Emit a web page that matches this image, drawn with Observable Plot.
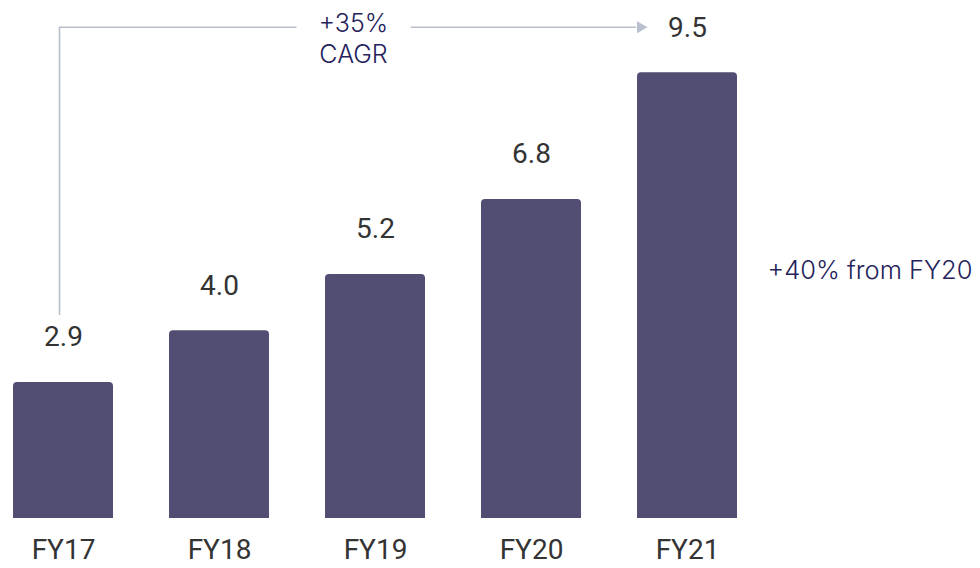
<!DOCTYPE html>
<html>
<head>
<meta charset="utf-8">
<script src="https://cdn.jsdelivr.net/npm/d3@7"></script>
<script src="https://cdn.jsdelivr.net/npm/@observablehq/plot@0.6"></script>
<style>
  html, body { margin: 0; padding: 0; background: #fff; }
</style>
</head>
<body>
<div id="chart"></div>
<script>
const categories = ["FY17", "FY18", "FY19", "FY20", "FY21"];
const values = [2.9, 4.0, 5.2, 6.8, 9.5];
const cagrLines = ["+35%", "CAGR"];
const growthLabel = "+40% from FY20";

const data = categories.map((c, i) => ({year: c, value: values[i]}));
const first = data[0];
const last = data[data.length - 1];
const connector = [{year: first.year, top: last.value, bottom: first.value, end: last.year}];

const barColor = "#524e73";
const valueColor = "#333333";
const noteColor = "#25225b";
const lineColor = "#b9bfcc";

const chart = Plot.plot({
  width: 980,
  height: 568,
  marginTop: 0,
  marginRight: 0,
  marginBottom: 50,
  marginLeft: 0,
  x: {type: "band", domain: categories, range: [12, 738], paddingInner: 0.361, paddingOuter: 0, axis: null},
  y: {domain: [0, 11.04], axis: null},
  marks: [
    Plot.barY(data, {x: "year", y: "value", fill: barColor, ry1: 4, rx1y1: 4, rx2y1: 4}),
    Plot.text(data, {x: "year", y: "value", text: d => d.value.toFixed(1), dy: -45, fontSize: 28, fontFamily: "Roboto", fill: valueColor, lineAnchor: "middle"}),
    Plot.text(data, {x: "year", y: 0, text: "year", dy: 32, fontSize: 28, fontFamily: "Roboto", fill: valueColor, lineAnchor: "middle"}),
    // CAGR connector
    Plot.ruleX(connector, {x: "year", y1: "top", y2: "bottom", dx: -4, dy: -45.5, insetBottom: 21.5, stroke: lineColor, strokeWidth: 1.6}),
    Plot.arrow(connector, {x1: "year", x2: "end", y1: "top", y2: "top", dx: -4, dy: -45.5, insetEnd: 48, headLength: 0, stroke: lineColor, strokeWidth: 1.6}),
    Plot.dot([last], {x: "year", y: "value", dx: -47, dy: -45.5, symbol: "triangle", rotate: 90, r: 4.5, fill: lineColor, stroke: "none"}),
    Plot.text([{year: "FY19", value: last.value}], {x: "year", y: "value", text: () => cagrLines[0], dx: -22, dy: -49, fontSize: 25, fontFamily: "Inter", fontWeight: 300, lineAnchor: "middle", fill: noteColor, stroke: "white", strokeWidth: 50, strokeLinejoin: "round", paintOrder: "stroke"}),
    Plot.text([{year: "FY19", value: last.value}], {x: "year", y: "value", text: () => cagrLines[1], dx: -22, dy: -17.5, fontSize: 25, fontFamily: "Inter", fontWeight: 300, lineAnchor: "middle", fill: noteColor}),
    Plot.text([last], {x: "year", y: d => d.value / 2, text: () => growthLabel, dx: 80, dy: -25, textAnchor: "start", fontSize: 25.5, fontFamily: "Inter", fontWeight: 300, lineAnchor: "middle", fill: noteColor})
  ]
});
document.getElementById("chart").append(chart);
</script>
</body>
</html>
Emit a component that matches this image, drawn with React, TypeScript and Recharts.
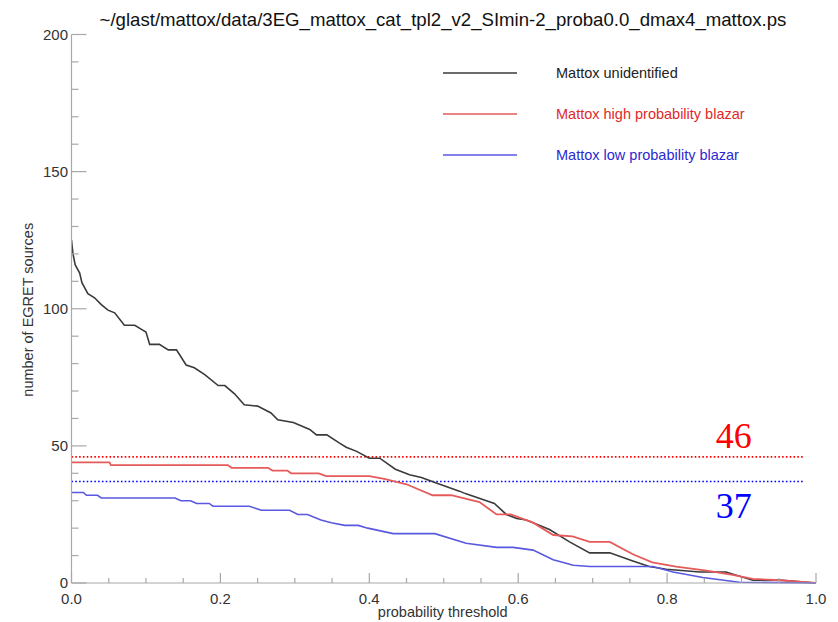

------------------------------------

Repeat each entry above word for word, leaving every picture out.

Response:
Emit a web page that matches this image, drawn with Observable Plot.
<!DOCTYPE html>
<html>
<head>
<meta charset="utf-8">
<script src="https://cdn.jsdelivr.net/npm/d3@7"></script>
<script src="https://cdn.jsdelivr.net/npm/@observablehq/plot@0.6"></script>
<style>
  html, body { margin: 0; padding: 0; background: #fff; }
</style>
</head>
<body>
<div id="chart"></div>
<script>
const categories = ["FY17", "FY18", "FY19", "FY20", "FY21"];
const values = [2.9, 4.0, 5.2, 6.8, 9.5];
const cagrLines = ["+35%", "CAGR"];
const growthLabel = "+40% from FY20";

const data = categories.map((c, i) => ({year: c, value: values[i]}));
const first = data[0];
const last = data[data.length - 1];
const connector = [{year: first.year, top: last.value, bottom: first.value, end: last.year}];

const barColor = "#524e73";
const valueColor = "#333333";
const noteColor = "#25225b";
const lineColor = "#b9bfcc";

const chart = Plot.plot({
  width: 980,
  height: 568,
  marginTop: 0,
  marginRight: 0,
  marginBottom: 50,
  marginLeft: 0,
  x: {type: "band", domain: categories, range: [12, 738], paddingInner: 0.361, paddingOuter: 0, axis: null},
  y: {domain: [0, 11.04], axis: null},
  marks: [
    Plot.barY(data, {x: "year", y: "value", fill: barColor, ry1: 4, rx1y1: 4, rx2y1: 4}),
    Plot.text(data, {x: "year", y: "value", text: d => d.value.toFixed(1), dy: -45, fontSize: 28, fontFamily: "Roboto", fill: valueColor, lineAnchor: "middle"}),
    Plot.text(data, {x: "year", y: 0, text: "year", dy: 32, fontSize: 28, fontFamily: "Roboto", fill: valueColor, lineAnchor: "middle"}),
    // CAGR connector
    Plot.ruleX(connector, {x: "year", y1: "top", y2: "bottom", dx: -4, dy: -45.5, insetBottom: 21.5, stroke: lineColor, strokeWidth: 1.6}),
    Plot.arrow(connector, {x1: "year", x2: "end", y1: "top", y2: "top", dx: -4, dy: -45.5, insetEnd: 48, headLength: 0, stroke: lineColor, strokeWidth: 1.6}),
    Plot.dot([last], {x: "year", y: "value", dx: -47, dy: -45.5, symbol: "triangle", rotate: 90, r: 4.5, fill: lineColor, stroke: "none"}),
    Plot.text([{year: "FY19", value: last.value}], {x: "year", y: "value", text: () => cagrLines[0], dx: -22, dy: -49, fontSize: 25, fontFamily: "Inter", fontWeight: 300, lineAnchor: "middle", fill: noteColor, stroke: "white", strokeWidth: 50, strokeLinejoin: "round", paintOrder: "stroke"}),
    Plot.text([{year: "FY19", value: last.value}], {x: "year", y: "value", text: () => cagrLines[1], dx: -22, dy: -17.5, fontSize: 25, fontFamily: "Inter", fontWeight: 300, lineAnchor: "middle", fill: noteColor}),
    Plot.text([last], {x: "year", y: d => d.value / 2, text: () => growthLabel, dx: 80, dy: -25, textAnchor: "start", fontSize: 25.5, fontFamily: "Inter", fontWeight: 300, lineAnchor: "middle", fill: noteColor})
  ]
});
document.getElementById("chart").append(chart);
</script>
</body>
</html>
Emit a component that matches this image, drawn with React, TypeScript and Recharts.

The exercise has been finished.